Romania – ten years of NATO membership
Romanias tenth anniversary of NATO membership came amid the biggest security crisis in the region, Crimeas break-up with Ukraine.
Corina Cristea, 18.07.2014, 12:43
Faced with the developments in Ukraine that saw Crimea break up with Ukraine and join Russia, NATO had to adjust its strategies to be able to cope with current and future challenges. At a conference held by Bucharest to celebrate its 10th anniversary of NATO membership, Romania’s prime minister Victor Ponta said the decision making process within the North Atlantic Alliance should be based on two main lines of action: the creation of a common NATO economic area and the expansion of military security to the countries that wish to join the European Union. Victor Ponta:
“I believe that NATO, including Romania as a member country, must hold a realistic talk at the upcoming summit in September about NATO’s strategy with regard to the Republic of Moldova, Georgia and Ukraine. These countries need more than promises and recommendations.”
Romania’s former president Emil Constantinescu too said that NATO’s profile should be adjusted to a constantly changing society:
“It is important to build our defence capacities, even though military development sometimes seems to be an excessive measure. Finding ourselves at a crossroads in this globalised world, what’s important is not choosing one road or another, but the ability to predict where these road may take us or to identify alternative pathways in this century of unexpected transformations when the threats and the players are changing so fast.”

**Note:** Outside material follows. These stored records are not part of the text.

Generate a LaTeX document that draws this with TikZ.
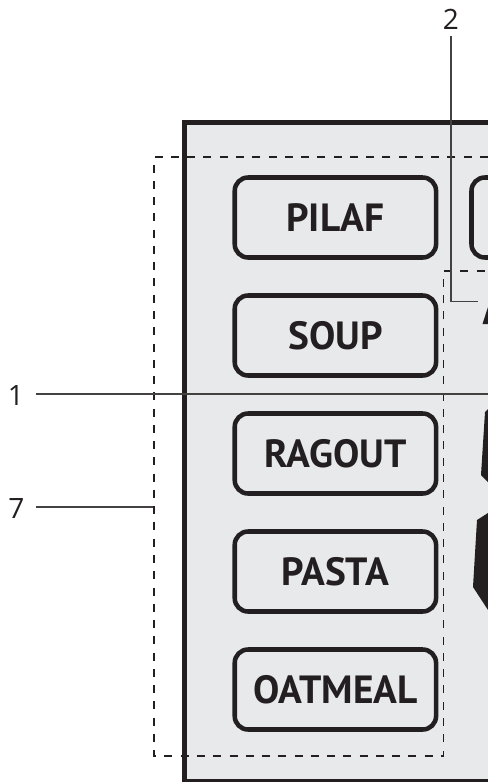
\documentclass[tikz,border=0pt]{standalone}
\usepackage{fontspec}
\setmainfont{PT Sans}
\newfontfamily\calloutfont{Open Sans}
\definecolor{panelgray}{HTML}{E8E9EB}
\definecolor{inkdark}{HTML}{231F20}
\tikzset{
  dishbox/.style={draw=inkdark,line width=3.4pt,rounded corners=10pt,minimum width=151pt,minimum height=60pt,inner sep=0pt,font=\bfseries\fontsize{29.5}{31}\selectfont,text=inkdark},
  callout/.style={font=\calloutfont\fontsize{21}{24}\selectfont,text=inkdark,inner sep=0pt},
  leader/.style={draw=inkdark!85,line width=1.1pt},
  dashframe/.style={draw=inkdark,line width=1.25pt,dash pattern=on 6pt off 6.2pt}
}
\begin{document}
\begin{tikzpicture}[x=0.75pt,y=-0.75pt]
\useasboundingbox (0,0) rectangle (488,782);
\clip (0,0) rectangle (488,782);
\draw[draw=inkdark,fill=panelgray,line width=3.7pt] (184.5,122.4) -- (500,122.4) -- (500,781.8) -- (184.5,781.8) -- cycle;
\node[dishbox] (pilaf) at (335.4,217.5) {PILAF};
\node[dishbox] (soup) at (335.4,335.5) {SOUP};
\node[dishbox] (ragout) at (335.4,453.5) {RAGOUT};
\node[dishbox] (pasta) at (335.4,571.5) {PASTA};
\node[dishbox] (oatmeal) at (335.4,689.5) {OATMEAL};
\draw[draw=inkdark,line width=3.4pt,rounded corners=10pt] (520,177.5) -- (471.5,177.5) -- (471.5,257.5) -- (520,257.5);
% display segments
\fill[inkdark] (488,307) -- (482.5,324) -- (488,324) -- cycle;
\fill[inkdark] (488,409) -- (485,412) -- (481,475) -- (488,482) -- cycle;
\fill[inkdark] (488,513) -- (477,520) -- (473,587) -- (488,610) -- cycle;
\draw[dashframe] (488,157) -- (154,157) -- (154,756) -- (443.5,756) -- (443.5,271) -- (488,271);
\node[callout] (num2) at (451,19.5) {2};
\node[callout] (num1) at (16,395) {1};
\node[callout] (num7) at (16.5,508) {7};
\coordinate (start2) at (451,36);
\coordinate (start1) at (36,393.8);
\coordinate (start7) at (36,507);
\coordinate (end2) at (478,301.5);
\coordinate (end1) at (488,393.8);
\coordinate (end7) at (153,507);
\draw[leader] (start2) |- (end2);
\draw[leader] (start1) -- (end1);
\draw[leader] (start7) -- (end7);
\end{tikzpicture}
\end{document}
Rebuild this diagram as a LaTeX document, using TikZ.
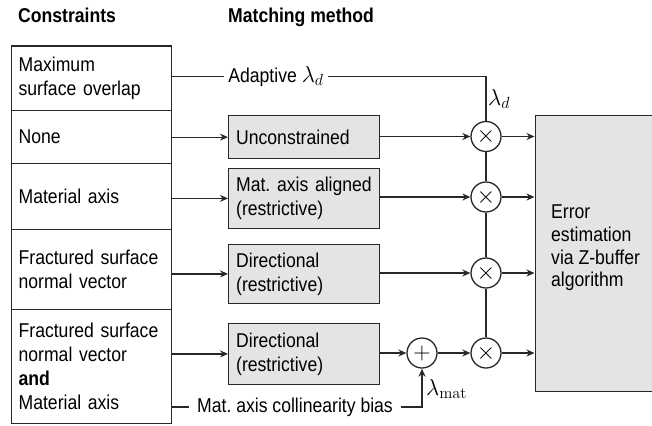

In its ten years of NATO membership, Romania has taken part in the theatres of operation in Iraq, Afghanistan, Western Balkans and Northern Africa, contributing around 40,000 troops to these regions. 26 Romanian soldiers were killed in mission, most of them in Afghanistan, and 145 wounded. In the last ten years, Romania has also signed a number of strategic partnerships and has streamlined and modernised its army to meet NATO standards. NATO membership has also provided Romania with the guarantee that its borders are secure, says historian Dorin Matei. Asked about its position within the North Atlantic Alliance, he said:
“I believe Romania’s voice has been quite well heard in the North-Atlantic Alliance lately. Romania has always insisted on the need to focus on this region. There was an entire discussion about how important the Mediterranean was, because this is where terrorism finds its easiest gateway into Europe. But Romania insisted, and history has proved it right, that this east-European region, and especially the Black Sea region with so many frozen conflicts, is one that must be given full attention. I should also add, speaking about the redistribution of NATO forces and attention, that in the early 1990s there were agreements between NATO and Russia, with NATO undertaking not to deploy forces above a certain threshold into the new territories integrated in the Alliance. But with Russia’s move into Crimea, NATO’s hands are no longer tied. Unlike the Russians, the West has always complied with its commitments. But now they are no longer under an obligation to respect these agreements, and in the forthcoming NATO summit we will see a change in the discourse about the redistribution of NATO troops and equipment.”
According to the presidential adviser for strategic affairs, security and foreign policy Iulian Chifu, Romania’s insistence on the importance of the Black Sea region to NATO and to regional security has been notable ever since the summit in Riga, when this element was included in the final declaration, and particularly at the 2008 summit in Bucharest. In an interview to Radio Romania, Iulian Chifu also said:
“We must emphasise the special relationship we have with the United States, our strategic Partnership with his country. We’ve seen how much this strategic partnership means, how much it brings, not only in military, political or security terms, but also in economic and development terms.”
In fact, Chifu explained, this strategic partnership proved its viability in this latest crisis as well, when we could see how quickly NATO military forces from the US came to support those countries that felt certain pressures or threats to their security.